Molly Eichel of The A.V. Club gave the episode a "B" and wrote, "In the kaiseki meal that the second season follows, naka-choko is a palate cleanser. Like many episodes before, it's an apt title, clearing the way for Mason's plotline and the eventual duel we saw at the beginning. But by accomplishing its goal, 'Naka-Choko' was a loose episode, torn between the ongoing plot and the setting up of another."

Alan Sepinwall of HitFix wrote, "Watching 'Naka-Choko' felt a bit like attending a performance by a great magician. Even if you go in knowing it's fake, and determined to find the truth behind the illusions, you're damned if you can actually identify how the trick works." Mark Rozeman of Paste gave the episode a 7.7 out of 10 and wrote, "Furthermore, with its abundance of unnerving visuals, 'Naka-Choko' really brings to mind the latter batch of episodes from season one. Many such installments initially appeared practically incoherent, only to come together once viewed through the prism of Will's descent into insanity. Maybe future episodes will help contextualize 'Naka-Choko' in retrospect. For now, it just seems to be a meandering, if beautifully photographed, hour stuck between advancing the plot and diving into the minds of our two leads."
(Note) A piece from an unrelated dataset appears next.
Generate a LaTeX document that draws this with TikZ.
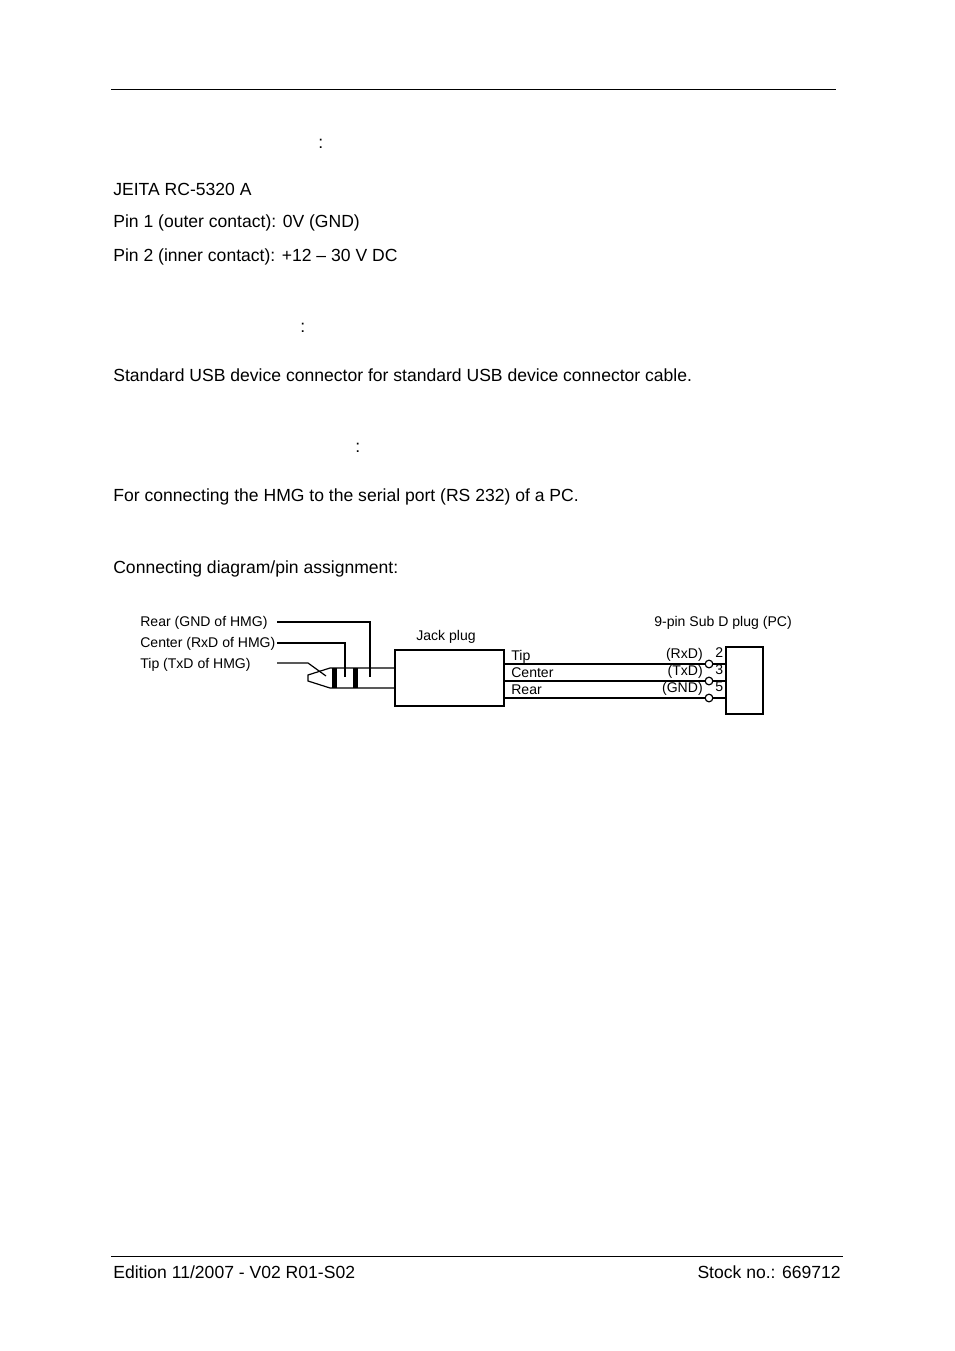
\documentclass[tikz,border=0pt]{standalone}
\usepackage{fontspec}
\setmainfont{Liberation Sans}
\usetikzlibrary{positioning,fit,calc}
\tikzset{
  text-style/.style = {
    anchor=base west, inner sep=0pt,
    font=\fontsize{11}{13}\selectfont
  },
  label-style/.style = {
    anchor=base west, inner sep=0pt,
    font=\fontsize{8.8}{10}\selectfont
  },
  rule-style/.style = {line width=0.6pt},
  wire-style/.style = {line width=0.75pt},
  box-style/.style = {
    draw, line width=0.75pt, inner sep=0pt
  },
  band-style/.style = {
    fill=black, inner sep=0pt
  },
  pin-style/.style = {
    circle, draw, fill=white, line width=0.75pt,
    minimum size=4.8pt, inner sep=0pt
  }
}
\def\createWire name:#1 display:#2 num:#3 sig:#4 at:#5;{
  \node [pin-style] (#1) at (709,#5) {};
  \node [label-style] (#1-name) at (511,#5-4) {#2};
  \node [label-style, anchor=base east] (#1-sig) at (703,#5-6) {#4};
  \node [label-style] (#1-num) at (715,#5-7) {#3};
  \draw [wire-style] (jack.east |- #1) -- (#1) -- (#1 -| subd.west);
}
\begin{document}
\begin{tikzpicture}[x=0.022013cm, y=-0.022013cm]
  \path[use as bounding box] (0,0) rectangle (954,1351);

  % header and footer rules
  \coordinate (head-l) at (111,89);
  \coordinate (head-r) at (836,89);
  \draw[rule-style] (head-l) -- (head-r);
  \coordinate (foot-l) at (111,1256);
  \coordinate (foot-r) at (843,1256);
  \draw[rule-style] (foot-l) -- (foot-r);

  % page text
  \node[text-style] (colon-a) at (318,149) {:};
  \node[text-style] (jeita) at (113,196) {JEITA RC-5320 A};
  \node[text-style] (pin-one) at (113,228) {Pin 1 (outer contact): 0V (GND)};
  \node[text-style] (pin-two) at (113,261) {Pin 2 (inner contact): +12 – 30 V DC};
  \node[text-style] (colon-b) at (300,332) {:};
  \node[text-style] (usb) at (113,381) {Standard USB device connector for standard USB device connector cable.};
  \node[text-style] (colon-c) at (355,452) {:};
  \node[text-style] (serial) at (113,501) {For connecting the HMG to the serial port (RS 232) of a PC.};
  \node[text-style] (caption) at (113,573) {Connecting diagram/pin assignment:};
  \node[text-style] (edition) at (113,1278) {Edition 11/2007 - V02 R01-S02};
  \node[text-style, anchor=base east] (stock) at (841,1278) {Stock no.: 669712};

  % boxes
  \node[box-style, fit={(395,650) (504,706)}] (jack) {};
  \node[label-style, anchor=base] (jack-label) at (446,640) {Jack plug};
  \node[box-style, fit={(726,647) (763,714)}] (subd) {};
  \node[label-style] (subd-label) at (654,626) {9-pin Sub D plug (PC)};

  % jack plug outline
  \coordinate (plug-top) at (330,668);
  \coordinate (plug-bot) at (330,688);
  \coordinate (tip-up) at (308,675);
  \coordinate (tip-dn) at (308,681);
  \draw[wire-style] (jack.west |- plug-top) -- (plug-top) -- (tip-up)
    -- (tip-dn) -- (plug-bot) -- (jack.west |- plug-bot);
  \node[band-style, fit={(332,668) (337,688)}] (band-a) {};
  \node[band-style, fit={(353,668) (358,688)}] (band-b) {};

  % contact labels
  \node[label-style] (rear-label) at (140,626) {Rear (GND of HMG)};
  \node[label-style] (center-label) at (140,647) {Center (RxD of HMG)};
  \node[label-style] (tip-label) at (140,668) {Tip (TxD of HMG)};
  \coordinate (rear-a) at (277,622);
  \coordinate (rear-b) at (370,622);
  \coordinate (rear-c) at (370,677);
  \draw[wire-style] (rear-a) -- (rear-b) -- (rear-c);
  \coordinate (center-a) at (277,643);
  \coordinate (center-b) at (345,643);
  \coordinate (center-c) at (345,677);
  \draw[wire-style] (center-a) -- (center-b) -- (center-c);
  \coordinate (tip-a) at (277,663);
  \coordinate (tip-b) at (308,663);
  \coordinate (tip-c) at (326,676);
  \draw[wire-style] (tip-a) -- (tip-b) -- (tip-c);

  % cable wires
  \createWire name:pin2 display:Tip num:2 sig:(RxD) at:664;
  \createWire name:pin3 display:Center num:3 sig:(TxD) at:681;
  \createWire name:pin5 display:Rear num:5 sig:(GND) at:698;
\end{tikzpicture}
\end{document}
Laura Akers of Den of Geek wrote, "With only three more episodes left this series, the triangle between Alana, Will, and Hannibal may turn out to be nowhere as interesting as this one between Mason, Margot, and Hannibal. Who murders whom and how will make for a good time. And not just for the audience." Nick McHatton of TV Fanatic gave the episode a 3.6 star rating out of 5 and wrote, "Mason Verger's introduction makes one hope that Hannibal will be killing him off quickly, so he must be doing something right. Margot's downright fear of him is palpable in every scene they share and he makes use of it every chance he has."